The third of June we came to the South-branch of James-River, which Major Harris observing to run Northward, vainly imagined to be an Arm of the Lake of Canada; and was so transported with this Fancy, that he would have raised a Pillar to the Discovery, if the fear of the Mahock Indian, and want of food, had permitted him to stay. Here I moved to cross the River and march on; but the rest of the Company were so weary of the enterprize, that crying out, One and All, they had offered violence to me, had I not been provided with a private Commission from the Governour of Virginia to proceed, though the rest of the company should abandon me; the sight of which laid their fury.

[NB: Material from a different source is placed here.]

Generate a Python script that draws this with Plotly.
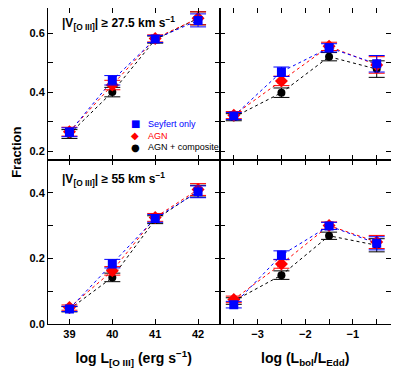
import plotly.graph_objects as go

# log L[OIII] bins and log(Lbol/LEdd) bins
lo3 = [39, 40, 41, 42]
ledd = [-3.5, -2.5, -1.5, -0.5]

# top row: |V| >= 27.5 km/s
sey_top_l = [0.264, 0.440, 0.580, 0.643]
agn_top_l = [0.266, 0.424, 0.582, 0.650]
cmp_top_l = [0.258, 0.400, 0.578, 0.650]
err_top_l = [0.015, 0.016, 0.012, 0.022]

sey_top_r = [0.319, 0.469, 0.550, 0.496]
agn_top_r = [0.322, 0.438, 0.555, 0.492]
cmp_top_r = [0.315, 0.398, 0.520, 0.478]
err_top_r = [0.012, 0.016, 0.014, 0.028]

# bottom row: |V| >= 55 km/s
sey_bot_l = [0.046, 0.184, 0.322, 0.403]
agn_bot_l = [0.050, 0.162, 0.325, 0.410]
cmp_bot_l = [0.045, 0.142, 0.318, 0.405]
err_bot_l = [0.008, 0.013, 0.012, 0.018]

sey_bot_r = [0.059, 0.210, 0.299, 0.246]
agn_bot_r = [0.075, 0.183, 0.300, 0.250]
cmp_bot_r = [0.070, 0.149, 0.269, 0.240]
err_bot_r = [0.010, 0.013, 0.011, 0.020]

legend_names = ["Seyfert only", "AGN", "AGN + composite"]
legend_glyphs = ["■", "◆", "●"]

series = [
    ("AGN + composite", "black", "circle", 8),
    ("AGN", "#ff0000", "diamond", 10),
    ("Seyfert only", "#0000ff", "square", 9),
]

panels = [
    (lo3, [cmp_top_l, agn_top_l, sey_top_l], err_top_l, "x", "y"),
    (ledd, [cmp_top_r, agn_top_r, sey_top_r], err_top_r, "x2", "y2"),
    (lo3, [cmp_bot_l, agn_bot_l, sey_bot_l], err_bot_l, "x3", "y3"),
    (ledd, [cmp_bot_r, agn_bot_r, sey_bot_r], err_bot_r, "x4", "y4"),
]

fig = go.Figure()
for xs, ys_list, err, xa, ya in panels:
    for (name, col, sym, sz), ys in zip(series, ys_list):
        fig.add_trace(go.Scatter(
            x=xs, y=ys, mode="lines", xaxis=xa, yaxis=ya, showlegend=False,
            line=dict(color=col, width=1, dash="3px,3px")))
    for (name, col, sym, sz), ys in zip(series, ys_list):
        fig.add_trace(go.Scatter(
            x=xs, y=ys, mode="markers", xaxis=xa, yaxis=ya, showlegend=False,
            marker=dict(color=col, symbol=sym, size=sz),
            error_y=dict(type="data", array=err, color=col, thickness=1, width=8)))

font = dict(family="Arial", size=11, color="black", weight="bold")
ax_common = dict(showline=True, linecolor="black", linewidth=1, mirror="allticks",
                 ticks="inside", ticklen=5, tickcolor="black", showgrid=False,
                 zeroline=False, tickfont=font, automargin=False)
minor = dict(ticks="inside", ticklen=5, tickcolor="black")

xl = dict(range=[38.5, 42.5], tick0=39, dtick=1, **ax_common)
xr = dict(range=[-3.8, -0.2], tick0=-3, dtick=1, tickformat="d",
          minor=dict(dtick=0.5, tick0=0, **minor), **ax_common)
yt = dict(range=[0.17, 0.685], tick0=0, dtick=0.2, tickformat=".1f",
          minor=dict(dtick=0.1, tick0=0, **minor), **ax_common)
yb = dict(range=[0.0, 0.5], tick0=0, dtick=0.2, tickformat=".1f",
          minor=dict(dtick=0.1, tick0=0, **minor), **ax_common)

title_font = dict(family="Arial", size=14, color="black", weight="bold")
top_dom = [0.519, 1.0]
bot_dom = [0.0, 0.519]

annotations = [
    dict(text="|V<sub>[O III]</sub>| ≥ 27.5 km s<sup>−1</sup>", xref="paper", yref="paper",
         x=0.035, y=0.953, xanchor="left", yanchor="middle", showarrow=False,
         font=dict(family="Arial", size=12, color="black", weight="bold")),
    dict(text="|V<sub>[O III]</sub>| ≥ 55 km s<sup>−1</sup>", xref="paper", yref="paper",
         x=0.035, y=0.459, xanchor="left", yanchor="middle", showarrow=False,
         font=dict(family="Arial", size=12, color="black", weight="bold")),
    dict(text="Fraction", xref="paper", yref="paper", x=-0.094, y=0.544,
         xanchor="center", yanchor="middle", textangle=-90, showarrow=False,
         font=dict(family="Arial", size=13, color="black", weight="bold")),
]

# legend drawn as text so that rows sit close together
leg_y = [0.633, 0.596, 0.560]
for (name, col, sym, sz), nm, gl, yy in zip(series[::-1], legend_names, legend_glyphs, leg_y):
    annotations.append(dict(text=gl, xref="paper", yref="paper", x=0.254, y=yy,
                            xanchor="center", yanchor="middle", showarrow=False,
                            font=dict(family="DejaVu Sans", size=10, color=col)))
    annotations.append(dict(text=nm, xref="paper", yref="paper", x=0.285, y=yy,
                            xanchor="left", yanchor="middle", showarrow=False,
                            font=dict(family="Arial", size=9, color=col)))

# the page body adds an 8px offset, so the figure is 8px smaller than the window
fig.update_layout(
    width=391, height=360,
    margin=dict(l=40, r=8, t=0, b=44),
    paper_bgcolor="white", plot_bgcolor="white",
    showlegend=False,
    xaxis=dict(domain=[0, 0.5], anchor="y", showticklabels=False, **xl),
    xaxis2=dict(domain=[0.5, 1], anchor="y2", showticklabels=False, **xr),
    xaxis3=dict(domain=[0, 0.5], anchor="y3", **xl,
                title=dict(text="log L<sub>[O III]</sub> (erg s<sup>−1</sup>)",
                           font=title_font, standoff=14)),
    xaxis4=dict(domain=[0.5, 1], anchor="y4", **xr,
                title=dict(text="log (L<sub>bol</sub>/L<sub>Edd</sub>)",
                           font=title_font, standoff=14)),
    yaxis=dict(domain=top_dom, anchor="x", **yt),
    yaxis2=dict(domain=top_dom, anchor="x2", showticklabels=False, **yt),
    yaxis3=dict(domain=bot_dom, anchor="x3", **yb),
    yaxis4=dict(domain=bot_dom, anchor="x4", showticklabels=False, **yb),
    annotations=annotations,
)

fig.write_html("out.html")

The lesser Hills, or Akontshuck, are here unpassable, being both steep and craggy: the Rocks seemed to me at a distance to resemble Eggs set up an end.

James-River is here as broad as it is about an hundred mile lower at Monakin; the passage over is very dangerous, by reason of the rapid Torrents made by Rocks and Shelves forcing the water into narrow Chanels. From an observation which we made of straws and rotten chuncks hanging in the boughs of Trees on the Bank, and two and twenty foot above water, we argued that the melted Snow falling from the Mountains swelled the River to that height, the Flood carrying down that rubbish which, upon the abatement of the Inundation, remained in the Trees.

The Air in these parts was so moist, that all our Biscuit became mouldy and unfit to be eaten, so that some nicer stomachs, who at our setting out laughed at my provision of Indian-meal parched, would gladly now have shared with me: but I being determined to go upon further Discoveries, refused to part with any of that which was to be my most necessary sustenance.